SUPPLIED RECORDS ::

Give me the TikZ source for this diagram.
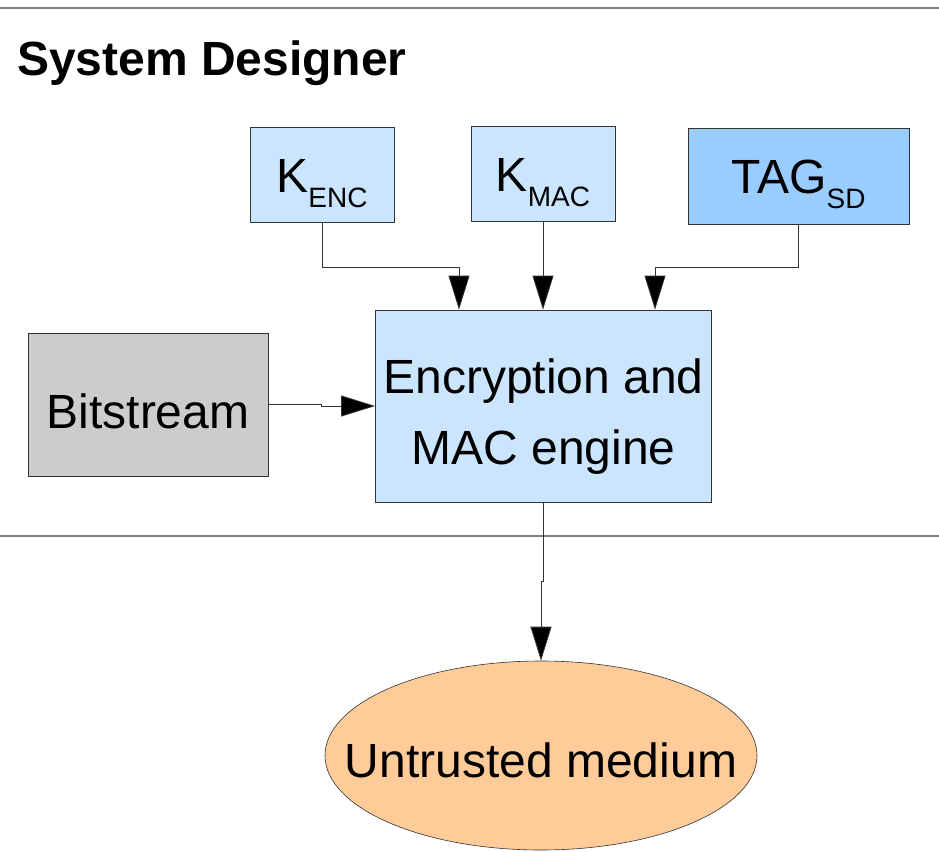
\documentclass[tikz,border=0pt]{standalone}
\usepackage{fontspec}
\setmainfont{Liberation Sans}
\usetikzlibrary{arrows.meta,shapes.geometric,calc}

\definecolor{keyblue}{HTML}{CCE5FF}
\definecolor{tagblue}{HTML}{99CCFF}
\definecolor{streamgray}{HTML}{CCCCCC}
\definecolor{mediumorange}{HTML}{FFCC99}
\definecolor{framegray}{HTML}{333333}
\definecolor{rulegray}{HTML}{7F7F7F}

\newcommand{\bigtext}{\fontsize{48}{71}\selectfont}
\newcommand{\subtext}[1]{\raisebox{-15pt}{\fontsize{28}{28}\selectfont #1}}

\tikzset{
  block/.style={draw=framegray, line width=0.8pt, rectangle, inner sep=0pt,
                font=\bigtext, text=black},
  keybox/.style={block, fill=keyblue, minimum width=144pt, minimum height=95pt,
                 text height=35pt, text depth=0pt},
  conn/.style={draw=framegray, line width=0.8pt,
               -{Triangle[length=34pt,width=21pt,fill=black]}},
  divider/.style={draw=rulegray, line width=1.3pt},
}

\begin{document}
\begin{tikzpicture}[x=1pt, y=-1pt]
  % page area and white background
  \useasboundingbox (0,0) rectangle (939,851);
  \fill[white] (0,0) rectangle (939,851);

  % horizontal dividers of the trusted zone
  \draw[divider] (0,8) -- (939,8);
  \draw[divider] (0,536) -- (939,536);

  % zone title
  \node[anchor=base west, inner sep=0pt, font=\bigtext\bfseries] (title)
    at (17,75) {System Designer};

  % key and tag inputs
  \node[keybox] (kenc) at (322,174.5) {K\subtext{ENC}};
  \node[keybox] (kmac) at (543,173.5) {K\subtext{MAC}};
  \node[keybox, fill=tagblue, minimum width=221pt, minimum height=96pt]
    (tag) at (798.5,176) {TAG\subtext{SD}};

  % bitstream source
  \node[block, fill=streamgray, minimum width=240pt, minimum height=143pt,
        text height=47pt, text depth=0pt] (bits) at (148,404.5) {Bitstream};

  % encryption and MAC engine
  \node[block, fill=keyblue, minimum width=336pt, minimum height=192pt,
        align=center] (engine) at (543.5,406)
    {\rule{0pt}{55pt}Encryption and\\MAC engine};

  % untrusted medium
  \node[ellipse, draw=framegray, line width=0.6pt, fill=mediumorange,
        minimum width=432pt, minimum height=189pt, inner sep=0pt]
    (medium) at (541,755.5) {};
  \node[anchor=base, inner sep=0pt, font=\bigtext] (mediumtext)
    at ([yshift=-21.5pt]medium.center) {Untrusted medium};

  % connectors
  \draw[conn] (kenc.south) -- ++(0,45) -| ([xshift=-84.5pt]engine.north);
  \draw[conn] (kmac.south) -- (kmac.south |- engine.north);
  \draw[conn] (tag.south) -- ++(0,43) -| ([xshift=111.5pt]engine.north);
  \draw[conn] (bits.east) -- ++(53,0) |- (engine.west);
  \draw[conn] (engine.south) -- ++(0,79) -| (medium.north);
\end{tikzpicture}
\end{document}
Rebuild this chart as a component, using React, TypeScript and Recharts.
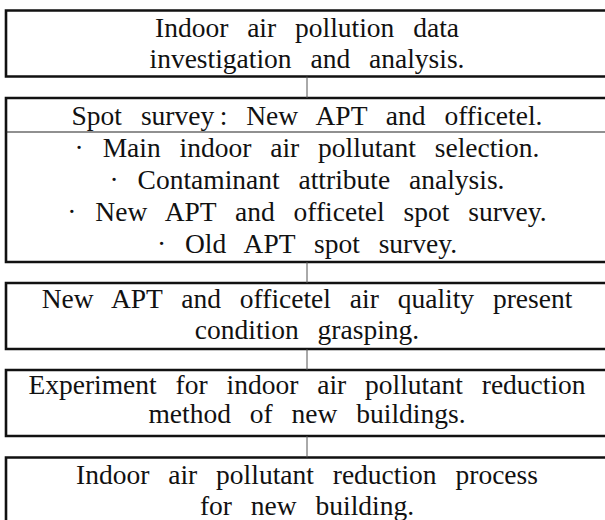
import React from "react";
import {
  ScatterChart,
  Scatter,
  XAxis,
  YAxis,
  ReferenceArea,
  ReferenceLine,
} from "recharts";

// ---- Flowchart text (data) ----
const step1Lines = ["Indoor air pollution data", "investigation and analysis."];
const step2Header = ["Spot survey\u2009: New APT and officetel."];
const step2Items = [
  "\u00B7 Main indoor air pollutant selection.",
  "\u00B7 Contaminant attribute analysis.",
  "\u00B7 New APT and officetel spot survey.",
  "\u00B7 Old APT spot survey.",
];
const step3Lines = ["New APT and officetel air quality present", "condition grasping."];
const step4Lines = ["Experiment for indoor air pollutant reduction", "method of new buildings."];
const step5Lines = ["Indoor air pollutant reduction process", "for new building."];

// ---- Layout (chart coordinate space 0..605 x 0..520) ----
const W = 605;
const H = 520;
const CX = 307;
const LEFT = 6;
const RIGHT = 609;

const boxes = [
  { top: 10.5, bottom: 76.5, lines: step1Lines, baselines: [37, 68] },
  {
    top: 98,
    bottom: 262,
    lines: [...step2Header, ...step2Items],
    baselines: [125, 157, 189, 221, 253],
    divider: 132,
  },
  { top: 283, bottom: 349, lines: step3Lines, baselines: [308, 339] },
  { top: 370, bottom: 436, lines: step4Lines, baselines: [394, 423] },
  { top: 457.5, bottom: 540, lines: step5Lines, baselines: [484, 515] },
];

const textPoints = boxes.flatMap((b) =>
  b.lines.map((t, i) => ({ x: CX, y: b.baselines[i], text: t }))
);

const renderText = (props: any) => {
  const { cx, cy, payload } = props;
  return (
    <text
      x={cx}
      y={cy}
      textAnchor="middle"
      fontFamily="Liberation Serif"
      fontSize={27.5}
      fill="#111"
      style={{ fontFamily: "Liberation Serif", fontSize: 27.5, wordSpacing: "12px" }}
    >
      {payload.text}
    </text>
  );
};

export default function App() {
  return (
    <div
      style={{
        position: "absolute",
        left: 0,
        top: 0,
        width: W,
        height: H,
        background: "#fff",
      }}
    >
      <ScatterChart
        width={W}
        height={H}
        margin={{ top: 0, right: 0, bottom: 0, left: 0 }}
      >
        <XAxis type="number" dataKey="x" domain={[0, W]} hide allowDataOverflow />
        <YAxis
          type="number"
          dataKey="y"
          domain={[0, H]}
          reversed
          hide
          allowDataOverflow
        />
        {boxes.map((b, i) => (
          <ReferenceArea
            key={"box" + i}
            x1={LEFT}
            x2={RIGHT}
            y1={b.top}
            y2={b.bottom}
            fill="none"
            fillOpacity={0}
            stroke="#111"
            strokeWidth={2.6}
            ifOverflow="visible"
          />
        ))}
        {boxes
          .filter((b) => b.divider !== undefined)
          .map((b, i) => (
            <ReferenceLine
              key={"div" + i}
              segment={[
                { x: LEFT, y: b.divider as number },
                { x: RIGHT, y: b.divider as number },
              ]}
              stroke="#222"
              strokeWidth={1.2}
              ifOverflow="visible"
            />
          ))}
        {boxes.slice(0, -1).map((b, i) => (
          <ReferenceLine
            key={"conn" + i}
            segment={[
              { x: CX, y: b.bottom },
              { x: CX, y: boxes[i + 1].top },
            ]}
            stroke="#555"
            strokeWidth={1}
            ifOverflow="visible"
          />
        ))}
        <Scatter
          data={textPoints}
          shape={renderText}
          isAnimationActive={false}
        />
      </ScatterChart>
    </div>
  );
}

TASK BRIEF :: Make an exact copy of the lines from the one containing "Rebuild this chart" to the one containing "const RIGHT = 609;", keeping both and leaving out every picture.

THE RESPONSE ::
Rebuild this chart as a component, using React, TypeScript and Recharts.
import React from "react";
import {
  ScatterChart,
  Scatter,
  XAxis,
  YAxis,
  ReferenceArea,
  ReferenceLine,
} from "recharts";

// ---- Flowchart text (data) ----
const step1Lines = ["Indoor air pollution data", "investigation and analysis."];
const step2Header = ["Spot survey\u2009: New APT and officetel."];
const step2Items = [
  "\u00B7 Main indoor air pollutant selection.",
  "\u00B7 Contaminant attribute analysis.",
  "\u00B7 New APT and officetel spot survey.",
  "\u00B7 Old APT spot survey.",
];
const step3Lines = ["New APT and officetel air quality present", "condition grasping."];
const step4Lines = ["Experiment for indoor air pollutant reduction", "method of new buildings."];
const step5Lines = ["Indoor air pollutant reduction process", "for new building."];

// ---- Layout (chart coordinate space 0..605 x 0..520) ----
const W = 605;
const H = 520;
const CX = 307;
const LEFT = 6;
const RIGHT = 609;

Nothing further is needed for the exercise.